Craig Minowa, an environmental scientist with the Organic Consumers Association, said the public should be concerned with the appointees' industry ties because the National Organic Standards Board is in a powerful position to help weaken or strengthen national organic standards. "A [National Organic Standards Board] that makes decisions in favor of big business will undoubtedly hurt organic family farmers and consumers as the organic standards are weakened by those that are simply profit motivated," Craig told the NewStandard (TNS).
With the new appointees, at least twelve of the Board's 15 seats will be held by members with clear industry interests.

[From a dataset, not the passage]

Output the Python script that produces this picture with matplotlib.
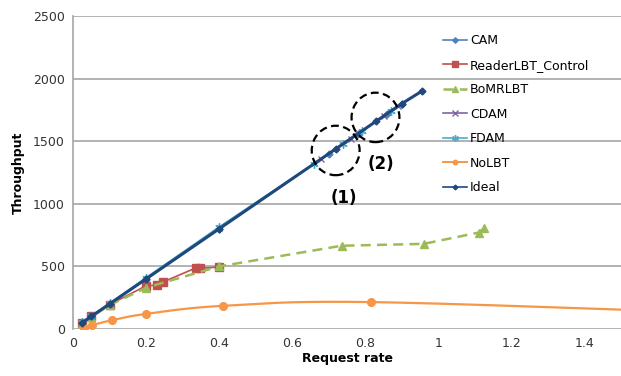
import numpy as np
import matplotlib
matplotlib.use('Agg')
import matplotlib.pyplot as plt
from matplotlib.patches import Ellipse

# ── Data ──────────────────────────────────────────────────────────────
cam_x   = [0.025, 0.05, 0.1, 0.2, 0.4, 0.70, 0.78, 0.86, 0.90]
cam_y   = [50, 100, 200, 400, 800, 1400, 1560, 1720, 1800]
rdr_x   = [0.025, 0.05, 0.1, 0.2, 0.229, 0.246, 0.338, 0.347, 0.401]
rdr_y   = [50, 100, 195, 345, 350, 375, 490, 485, 495]
bom_x   = [0.025, 0.05, 0.1, 0.2, 0.4, 0.735, 0.96, 1.11, 1.125]
bom_y   = [50, 95, 190, 330, 500, 665, 680, 770, 805]
cdam_x  = [0.025, 0.05, 0.1, 0.2, 0.4, 0.68, 0.76, 0.85, 0.89]
cdam_y  = [50, 100, 200, 400, 810, 1360, 1520, 1700, 1780]
fdam_x  = [0.025, 0.05, 0.1, 0.2, 0.4, 0.66, 0.74, 0.79, 0.87]
fdam_y  = [55, 105, 205, 410, 815, 1320, 1480, 1580, 1740]
nolbt_x = [0.029, 0.052, 0.106, 0.199, 0.41, 0.815, 1.8]
nolbt_y = [8, 30, 70, 120, 185, 215, 125]
ideal_x = [0.025, 0.05, 0.1, 0.2, 0.4, 0.72, 0.83, 0.90, 0.955]
ideal_y = [50, 100, 200, 400, 800, 1440, 1660, 1800, 1900]


def smooth(x, y, n=30):
    # Catmull-Rom curve through the points, like Excel's smoothed line
    x = np.asarray(x, float); y = np.asarray(y, float)
    px = np.concatenate([[2 * x[0] - x[1]], x, [2 * x[-1] - x[-2]]])
    py = np.concatenate([[2 * y[0] - y[1]], y, [2 * y[-1] - y[-2]]])
    t = np.linspace(0, 1, n)
    xs, ys = [], []
    for i in range(1, len(px) - 2):
        for arr, out in ((px, xs), (py, ys)):
            p0, p1, p2, p3 = arr[i - 1:i + 3]
            out.extend(0.5 * ((2 * p1) + (-p0 + p2) * t
                              + (2 * p0 - 5 * p1 + 4 * p2 - p3) * t ** 2
                              + (-p0 + 3 * p1 - 3 * p2 + p3) * t ** 3))
    return xs, ys


plt.rcParams['font.family'] = ['DejaVu Sans']

fig = plt.figure(figsize=(6.21, 3.76), dpi=100)
ax = fig.add_axes([73 / 621, 47 / 376, 548 / 621, 313 / 376])

ax.plot(cam_x, cam_y, color='#4F81BD', marker='D', markersize=3.5, lw=1.2, label='CAM')
ax.plot(rdr_x, rdr_y, color='#C0504D', marker='s', markersize=5.5, lw=1.2, label='ReaderLBT_Control')
ax.plot(bom_x, bom_y, color='#9BBB59', marker='^', markersize=6, lw=1.8,
        ls=(0, (4, 2.5)), label='BoMRLBT')
ax.plot(cdam_x, cdam_y, color='#8064A2', marker='x', markersize=5, lw=1.2, label='CDAM')
ax.plot(fdam_x, fdam_y, color='#4BACC6', marker=(6, 2, 0), markersize=6, lw=1.2, label='FDAM')
sx, sy = smooth(nolbt_x, nolbt_y)
ax.plot(sx, sy, color='#F79646', lw=1.6)
ax.plot(nolbt_x, nolbt_y, color='#F79646', marker='o', markersize=5.5, lw=0)
ax.plot([], [], color='#F79646', marker='o', markersize=4, lw=1.4, label='NoLBT')
ax.plot(ideal_x, ideal_y, color='#1F497D', marker='D', markersize=3.5, lw=2.2)
ax.plot([], [], color='#1F497D', marker='D', markersize=3, lw=1.2, label='Ideal')

# dashed circles marking regions (1) and (2)
for cx, cy, txt, tx, ty in [(0.719, 1426, '(1)', 0.742, 1048),
                            (0.828, 1690, '(2)', 0.842, 1317)]:
    ax.add_patch(Ellipse((cx, cy), 0.131, 395, fill=False, ls=(0, (3.5, 2)),
                         lw=1.6, color='black', zorder=5))
    ax.text(tx, ty, txt, fontsize=12, fontweight='bold', ha='center', va='center')

ax.set_xlim(0, 1.5)
ax.set_ylim(0, 2500)
ax.set_xticks([0, 0.2, 0.4, 0.6, 0.8, 1.0, 1.2, 1.4])
ax.set_xticklabels(['0', '0.2', '0.4', '0.6', '0.8', '1', '1.2', '1.4'])
ax.set_yticks([0, 500, 1000, 1500, 2000, 2500])
ax.yaxis.grid(True, color='#A6A6A6', lw=1.2)
ax.set_axisbelow(True)
for s in ['top', 'right', 'bottom']:
    ax.spines[s].set_visible(False)
ax.spines['left'].set_color('#A6A6A6')
ax.spines['left'].set_linewidth(1.2)
ax.tick_params(length=0, labelsize=9, colors='#333333', pad=6)

ax.set_xlabel('Request rate', fontsize=9, fontweight='bold', labelpad=1)
ax.set_ylabel('Throughput', fontsize=9, fontweight='bold', labelpad=6)

fig.legend(loc='upper left', bbox_to_anchor=(437 / 621, 1 - 28 / 376), frameon=False,
           fontsize=9, labelspacing=0.92, handlelength=1.9, handletextpad=0.25,
           borderpad=0, markerscale=0.8)

fig.savefig('out.png', dpi=100)
plt.close()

The Organic Consumers Association is urging Secretary of Agriculture Mike Johanns and members of Congress to intervene and "work with the USDA to remove inappropriate appointees and reopen the appointment process to unbiased and non-industry-related candidates," according to a press statement.
In a written statement, the USDA told TNS the appointees are "extremely well qualified" and "represent organic production in Eastern, Midwestern, and the Pacific regions of the United States."
According to a USDA press statement, the agency solicited more than 11,000 certified organic producers and handlers for board nominees.